Code that draws figures:
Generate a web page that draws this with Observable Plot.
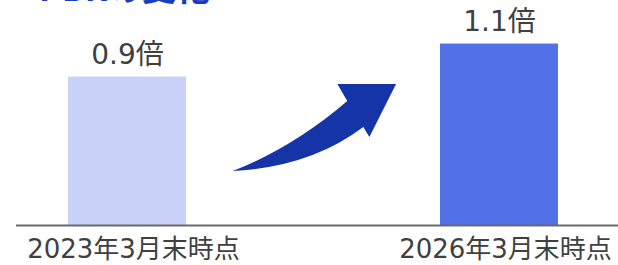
<!DOCTYPE html>
<html><head><meta charset="utf-8">
<script src="https://cdn.jsdelivr.net/npm/d3@7"></script>
<script src="https://cdn.jsdelivr.net/npm/@observablehq/plot@0.6"></script>
<style>
body{margin:0;background:#fff;overflow:hidden;position:relative;width:618px;height:265px;}
#title{position:absolute;left:39px;top:-30px;font:bold 34px/34px "Noto Sans CJK JP",sans-serif;color:#1a3cbf;white-space:nowrap;}
#chart{position:absolute;left:0;top:0;}
</style></head>
<body>
<div id="title">PBRの変化</div>
<div id="chart"></div>
<script>
const categories = ["2023年3月末時点", "2026年3月末時点"];
const values = [0.9, 1.1];
const valueLabels = ["0.9倍", "1.1倍"];
const barColors = ["#C8D2F8", "#5271E9"];

const data = categories.map((c, i) => ({cat: c, value: values[i], label: valueLabels[i], color: barColors[i]}));

// arrow annotation: t = fraction across the gap between bars, v = value on the y scale
const arrowT = [0.184, 0.424, 0.635, 0.596, 0.827, 0.722, 0.698, 0.49];
const arrowV = [0.327, 0.473, 0.752, 0.855, 0.855, 0.533, 0.594, 0.352];

function arrowMark(index, scales, values, dims) {
  const x = scales.x, y = scales.y;
  const x0 = x(categories[0]) + x.bandwidth(), x1 = x(categories[1]);
  const P = arrowT.map((t, i) => [x0 + t * (x1 - x0), y(arrowV[i])]);
  const d = `M${P[0]}Q${P[1]} ${P[2]}L${P[3]}L${P[4]}L${P[5]}L${P[6]}Q${P[7]} ${P[0]}Z`;
  return d3.create("svg:path").attr("d", d).attr("fill", "#1534A8").node();
}

const font = '"DejaVu Sans", "Noto Sans CJK JP", sans-serif';

const chart = Plot.plot({
  width: 618,
  height: 265,
  marginTop: 0,
  marginBottom: 40,
  marginLeft: 16,
  marginRight: 0,
  style: {fontFamily: font, background: "transparent"},
  x: {domain: categories, paddingInner: 0.6836, paddingOuter: 0.149, align: 0.46, label: null},
  y: {domain: [0, 1.364], axis: null},
  marks: [
    Plot.barY(data, {x: "cat", y: "value", fill: "color"}),
    Plot.ruleY([0], {stroke: "#6b6b6b", strokeWidth: 2}),
    Plot.text(data, {x: "cat", y: "value", text: "label", lineAnchor: "bottom", dy: -13, fontSize: 28, fill: "#404040"}),
    arrowMark,
    Plot.axisX({tickSize: 0, tickPadding: 14, fontSize: 26, dx: 6, color: "#404040", label: null})
  ]
});
document.getElementById("chart").appendChild(chart);
</script>
</body></html>
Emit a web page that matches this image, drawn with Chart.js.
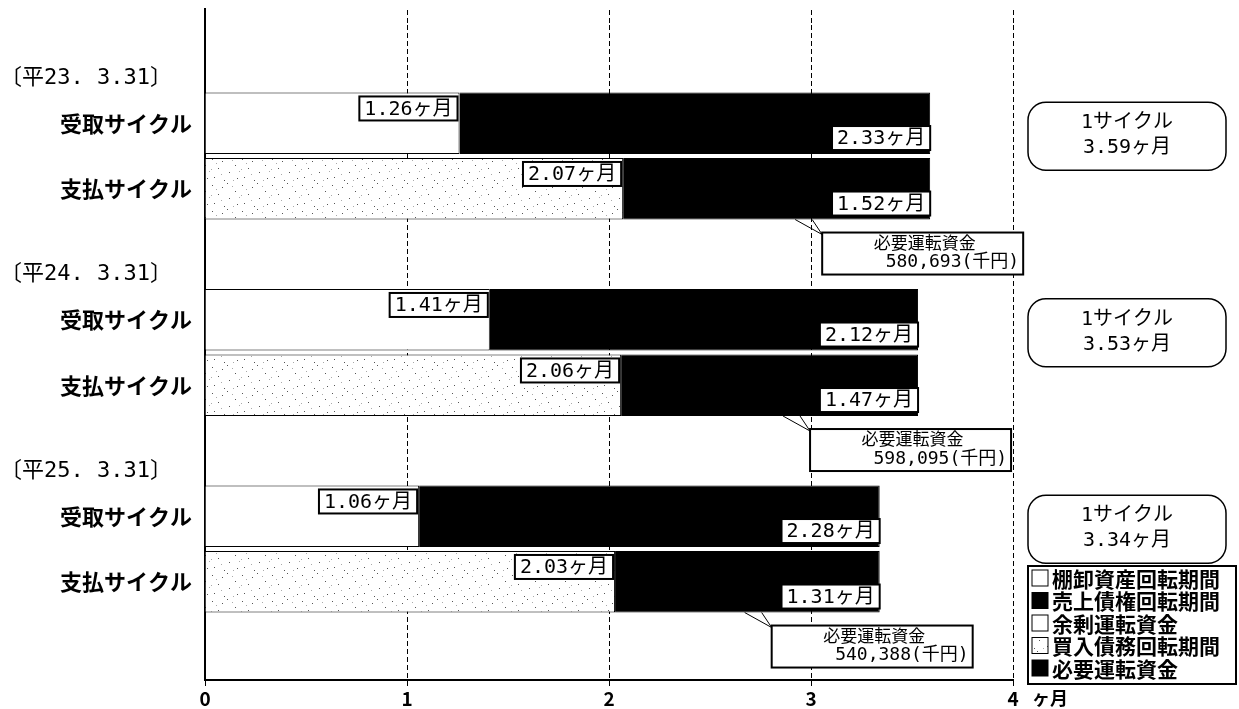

WHAT YOU ARE ASKED TO DO: Reproduce every line above as written, skipping pictures.

RESPONSE TO THIS EXERCISE:
Generate a web page that draws this with Observable Plot.
<!DOCTYPE html>
<html><head><meta charset="utf-8">
<script src="https://cdn.jsdelivr.net/npm/d3@7"></script>
<script src="https://cdn.jsdelivr.net/npm/@observablehq/plot@0.6"></script>
<style>
body{margin:0;background:#fff;overflow:hidden;position:relative;width:618px;height:265px;}
#title{position:absolute;left:39px;top:-30px;font:bold 34px/34px "Noto Sans CJK JP",sans-serif;color:#1a3cbf;white-space:nowrap;}
#chart{position:absolute;left:0;top:0;}
</style></head>
<body>
<div id="title">PBRの変化</div>
<div id="chart"></div>
<script>
const categories = ["2023年3月末時点", "2026年3月末時点"];
const values = [0.9, 1.1];
const valueLabels = ["0.9倍", "1.1倍"];
const barColors = ["#C8D2F8", "#5271E9"];

const data = categories.map((c, i) => ({cat: c, value: values[i], label: valueLabels[i], color: barColors[i]}));

// arrow annotation: t = fraction across the gap between bars, v = value on the y scale
const arrowT = [0.184, 0.424, 0.635, 0.596, 0.827, 0.722, 0.698, 0.49];
const arrowV = [0.327, 0.473, 0.752, 0.855, 0.855, 0.533, 0.594, 0.352];

function arrowMark(index, scales, values, dims) {
  const x = scales.x, y = scales.y;
  const x0 = x(categories[0]) + x.bandwidth(), x1 = x(categories[1]);
  const P = arrowT.map((t, i) => [x0 + t * (x1 - x0), y(arrowV[i])]);
  const d = `M${P[0]}Q${P[1]} ${P[2]}L${P[3]}L${P[4]}L${P[5]}L${P[6]}Q${P[7]} ${P[0]}Z`;
  return d3.create("svg:path").attr("d", d).attr("fill", "#1534A8").node();
}

const font = '"DejaVu Sans", "Noto Sans CJK JP", sans-serif';

const chart = Plot.plot({
  width: 618,
  height: 265,
  marginTop: 0,
  marginBottom: 40,
  marginLeft: 16,
  marginRight: 0,
  style: {fontFamily: font, background: "transparent"},
  x: {domain: categories, paddingInner: 0.6836, paddingOuter: 0.149, align: 0.46, label: null},
  y: {domain: [0, 1.364], axis: null},
  marks: [
    Plot.barY(data, {x: "cat", y: "value", fill: "color"}),
    Plot.ruleY([0], {stroke: "#6b6b6b", strokeWidth: 2}),
    Plot.text(data, {x: "cat", y: "value", text: "label", lineAnchor: "bottom", dy: -13, fontSize: 28, fill: "#404040"}),
    arrowMark,
    Plot.axisX({tickSize: 0, tickPadding: 14, fontSize: 26, dx: 6, color: "#404040", label: null})
  ]
});
document.getElementById("chart").appendChild(chart);
</script>
</body></html>
Emit a web page that matches this image, drawn with Chart.js.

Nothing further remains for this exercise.